--- Request ---
Carry none of the pictures over; write out the complete data exactly.

--- Supplied information ---
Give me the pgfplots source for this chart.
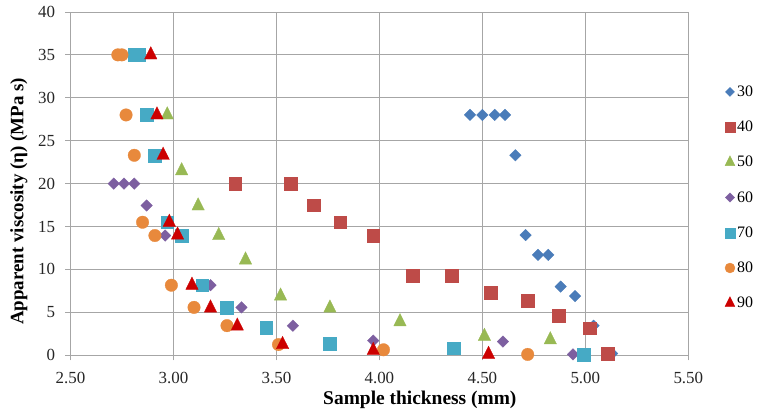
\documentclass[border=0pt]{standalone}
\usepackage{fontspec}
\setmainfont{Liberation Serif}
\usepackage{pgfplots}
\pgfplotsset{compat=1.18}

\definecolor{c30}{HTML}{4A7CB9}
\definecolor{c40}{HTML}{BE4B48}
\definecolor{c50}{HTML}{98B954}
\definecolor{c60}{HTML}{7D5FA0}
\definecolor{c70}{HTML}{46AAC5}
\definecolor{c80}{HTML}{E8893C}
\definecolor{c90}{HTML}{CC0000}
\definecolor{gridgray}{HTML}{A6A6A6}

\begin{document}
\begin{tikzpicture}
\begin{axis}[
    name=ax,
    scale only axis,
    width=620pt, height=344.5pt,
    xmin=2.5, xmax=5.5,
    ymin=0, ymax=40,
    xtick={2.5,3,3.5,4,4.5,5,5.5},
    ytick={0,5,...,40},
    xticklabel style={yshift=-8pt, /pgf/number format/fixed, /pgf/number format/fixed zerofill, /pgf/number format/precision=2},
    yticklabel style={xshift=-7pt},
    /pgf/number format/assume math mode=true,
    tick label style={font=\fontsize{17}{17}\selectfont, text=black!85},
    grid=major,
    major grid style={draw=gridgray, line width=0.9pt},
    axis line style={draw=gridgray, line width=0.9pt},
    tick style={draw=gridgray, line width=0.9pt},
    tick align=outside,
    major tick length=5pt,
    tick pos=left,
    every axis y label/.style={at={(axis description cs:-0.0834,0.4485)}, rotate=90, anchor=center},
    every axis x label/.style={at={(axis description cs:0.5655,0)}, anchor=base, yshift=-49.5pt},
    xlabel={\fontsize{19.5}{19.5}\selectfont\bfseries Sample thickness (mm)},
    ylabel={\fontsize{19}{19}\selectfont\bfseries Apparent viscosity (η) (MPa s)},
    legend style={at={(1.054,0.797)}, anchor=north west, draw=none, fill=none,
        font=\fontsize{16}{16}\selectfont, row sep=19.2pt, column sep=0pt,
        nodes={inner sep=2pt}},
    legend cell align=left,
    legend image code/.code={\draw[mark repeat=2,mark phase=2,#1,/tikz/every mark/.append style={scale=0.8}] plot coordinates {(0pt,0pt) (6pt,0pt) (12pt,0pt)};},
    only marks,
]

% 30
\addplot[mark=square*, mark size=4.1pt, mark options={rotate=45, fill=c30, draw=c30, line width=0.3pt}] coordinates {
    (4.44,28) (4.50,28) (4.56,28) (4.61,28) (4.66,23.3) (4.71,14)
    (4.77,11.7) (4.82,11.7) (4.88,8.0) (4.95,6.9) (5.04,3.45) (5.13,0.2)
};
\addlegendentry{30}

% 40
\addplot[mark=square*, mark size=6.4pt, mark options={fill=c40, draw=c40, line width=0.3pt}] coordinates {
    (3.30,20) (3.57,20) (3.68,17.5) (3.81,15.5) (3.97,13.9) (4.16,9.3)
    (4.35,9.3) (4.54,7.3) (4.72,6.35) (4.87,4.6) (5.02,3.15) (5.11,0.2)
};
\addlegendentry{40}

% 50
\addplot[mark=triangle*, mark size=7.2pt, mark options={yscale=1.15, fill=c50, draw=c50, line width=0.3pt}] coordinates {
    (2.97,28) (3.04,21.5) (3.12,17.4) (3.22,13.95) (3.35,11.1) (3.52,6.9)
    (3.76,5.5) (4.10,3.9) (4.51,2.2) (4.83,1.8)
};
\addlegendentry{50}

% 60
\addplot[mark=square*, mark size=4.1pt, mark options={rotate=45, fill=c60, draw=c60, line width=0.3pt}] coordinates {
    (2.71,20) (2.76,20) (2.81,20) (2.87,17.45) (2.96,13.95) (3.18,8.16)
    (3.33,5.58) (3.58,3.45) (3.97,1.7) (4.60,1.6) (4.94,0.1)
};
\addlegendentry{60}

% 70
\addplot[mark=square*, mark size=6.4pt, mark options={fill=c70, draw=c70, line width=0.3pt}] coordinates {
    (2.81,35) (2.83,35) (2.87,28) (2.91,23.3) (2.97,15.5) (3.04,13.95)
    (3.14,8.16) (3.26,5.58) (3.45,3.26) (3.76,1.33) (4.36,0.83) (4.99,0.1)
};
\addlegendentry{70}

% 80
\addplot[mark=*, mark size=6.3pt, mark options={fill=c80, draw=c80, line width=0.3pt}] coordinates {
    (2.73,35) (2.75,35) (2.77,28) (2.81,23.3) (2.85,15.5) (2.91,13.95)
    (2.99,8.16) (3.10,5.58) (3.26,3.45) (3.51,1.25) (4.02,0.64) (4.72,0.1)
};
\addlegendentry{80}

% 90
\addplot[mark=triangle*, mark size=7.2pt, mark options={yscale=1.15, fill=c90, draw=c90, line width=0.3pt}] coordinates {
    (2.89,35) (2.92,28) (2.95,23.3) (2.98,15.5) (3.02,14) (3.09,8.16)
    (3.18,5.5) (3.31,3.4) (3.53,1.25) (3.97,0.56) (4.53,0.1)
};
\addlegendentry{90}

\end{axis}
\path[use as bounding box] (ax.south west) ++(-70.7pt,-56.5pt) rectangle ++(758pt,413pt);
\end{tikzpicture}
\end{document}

--- Solved problem ---
Give me the pgfplots source for this chart.
\documentclass[border=0pt]{standalone}
\usepackage{fontspec}
\setmainfont{Liberation Serif}
\usepackage{pgfplots}
\pgfplotsset{compat=1.18}

\definecolor{c30}{HTML}{4A7CB9}
\definecolor{c40}{HTML}{BE4B48}
\definecolor{c50}{HTML}{98B954}
\definecolor{c60}{HTML}{7D5FA0}
\definecolor{c70}{HTML}{46AAC5}
\definecolor{c80}{HTML}{E8893C}
\definecolor{c90}{HTML}{CC0000}
\definecolor{gridgray}{HTML}{A6A6A6}

\begin{document}
\begin{tikzpicture}
\begin{axis}[
    name=ax,
    scale only axis,
    width=620pt, height=344.5pt,
    xmin=2.5, xmax=5.5,
    ymin=0, ymax=40,
    xtick={2.5,3,3.5,4,4.5,5,5.5},
    ytick={0,5,...,40},
    xticklabel style={yshift=-8pt, /pgf/number format/fixed, /pgf/number format/fixed zerofill, /pgf/number format/precision=2},
    yticklabel style={xshift=-7pt},
    /pgf/number format/assume math mode=true,
    tick label style={font=\fontsize{17}{17}\selectfont, text=black!85},
    grid=major,
    major grid style={draw=gridgray, line width=0.9pt},
    axis line style={draw=gridgray, line width=0.9pt},
    tick style={draw=gridgray, line width=0.9pt},
    tick align=outside,
    major tick length=5pt,
    tick pos=left,
    every axis y label/.style={at={(axis description cs:-0.0834,0.4485)}, rotate=90, anchor=center},
    every axis x label/.style={at={(axis description cs:0.5655,0)}, anchor=base, yshift=-49.5pt},
    xlabel={\fontsize{19.5}{19.5}\selectfont\bfseries Sample thickness (mm)},
    ylabel={\fontsize{19}{19}\selectfont\bfseries Apparent viscosity (η) (MPa s)},
    legend style={at={(1.054,0.797)}, anchor=north west, draw=none, fill=none,
        font=\fontsize{16}{16}\selectfont, row sep=19.2pt, column sep=0pt,
        nodes={inner sep=2pt}},
    legend cell align=left,
    legend image code/.code={\draw[mark repeat=2,mark phase=2,#1,/tikz/every mark/.append style={scale=0.8}] plot coordinates {(0pt,0pt) (6pt,0pt) (12pt,0pt)};},
    only marks,
]

% 30
\addplot[mark=square*, mark size=4.1pt, mark options={rotate=45, fill=c30, draw=c30, line width=0.3pt}] coordinates {
    (4.44,28) (4.50,28) (4.56,28) (4.61,28) (4.66,23.3) (4.71,14)
    (4.77,11.7) (4.82,11.7) (4.88,8.0) (4.95,6.9) (5.04,3.45) (5.13,0.2)
};
\addlegendentry{30}

% 40
\addplot[mark=square*, mark size=6.4pt, mark options={fill=c40, draw=c40, line width=0.3pt}] coordinates {
    (3.30,20) (3.57,20) (3.68,17.5) (3.81,15.5) (3.97,13.9) (4.16,9.3)
    (4.35,9.3) (4.54,7.3) (4.72,6.35) (4.87,4.6) (5.02,3.15) (5.11,0.2)
};
\addlegendentry{40}

% 50
\addplot[mark=triangle*, mark size=7.2pt, mark options={yscale=1.15, fill=c50, draw=c50, line width=0.3pt}] coordinates {
    (2.97,28) (3.04,21.5) (3.12,17.4) (3.22,13.95) (3.35,11.1) (3.52,6.9)
    (3.76,5.5) (4.10,3.9) (4.51,2.2) (4.83,1.8)
};
\addlegendentry{50}

% 60
\addplot[mark=square*, mark size=4.1pt, mark options={rotate=45, fill=c60, draw=c60, line width=0.3pt}] coordinates {
    (2.71,20) (2.76,20) (2.81,20) (2.87,17.45) (2.96,13.95) (3.18,8.16)
    (3.33,5.58) (3.58,3.45) (3.97,1.7) (4.60,1.6) (4.94,0.1)
};
\addlegendentry{60}

% 70
\addplot[mark=square*, mark size=6.4pt, mark options={fill=c70, draw=c70, line width=0.3pt}] coordinates {
    (2.81,35) (2.83,35) (2.87,28) (2.91,23.3) (2.97,15.5) (3.04,13.95)
    (3.14,8.16) (3.26,5.58) (3.45,3.26) (3.76,1.33) (4.36,0.83) (4.99,0.1)
};
\addlegendentry{70}

% 80
\addplot[mark=*, mark size=6.3pt, mark options={fill=c80, draw=c80, line width=0.3pt}] coordinates {
    (2.73,35) (2.75,35) (2.77,28) (2.81,23.3) (2.85,15.5) (2.91,13.95)
    (2.99,8.16) (3.10,5.58) (3.26,3.45) (3.51,1.25) (4.02,0.64) (4.72,0.1)
};
\addlegendentry{80}

% 90
\addplot[mark=triangle*, mark size=7.2pt, mark options={yscale=1.15, fill=c90, draw=c90, line width=0.3pt}] coordinates {
    (2.89,35) (2.92,28) (2.95,23.3) (2.98,15.5) (3.02,14) (3.09,8.16)
    (3.18,5.5) (3.31,3.4) (3.53,1.25) (3.97,0.56) (4.53,0.1)
};
\addlegendentry{90}

\end{axis}
\path[use as bounding box] (ax.south west) ++(-70.7pt,-56.5pt) rectangle ++(758pt,413pt);
\end{tikzpicture}
\end{document}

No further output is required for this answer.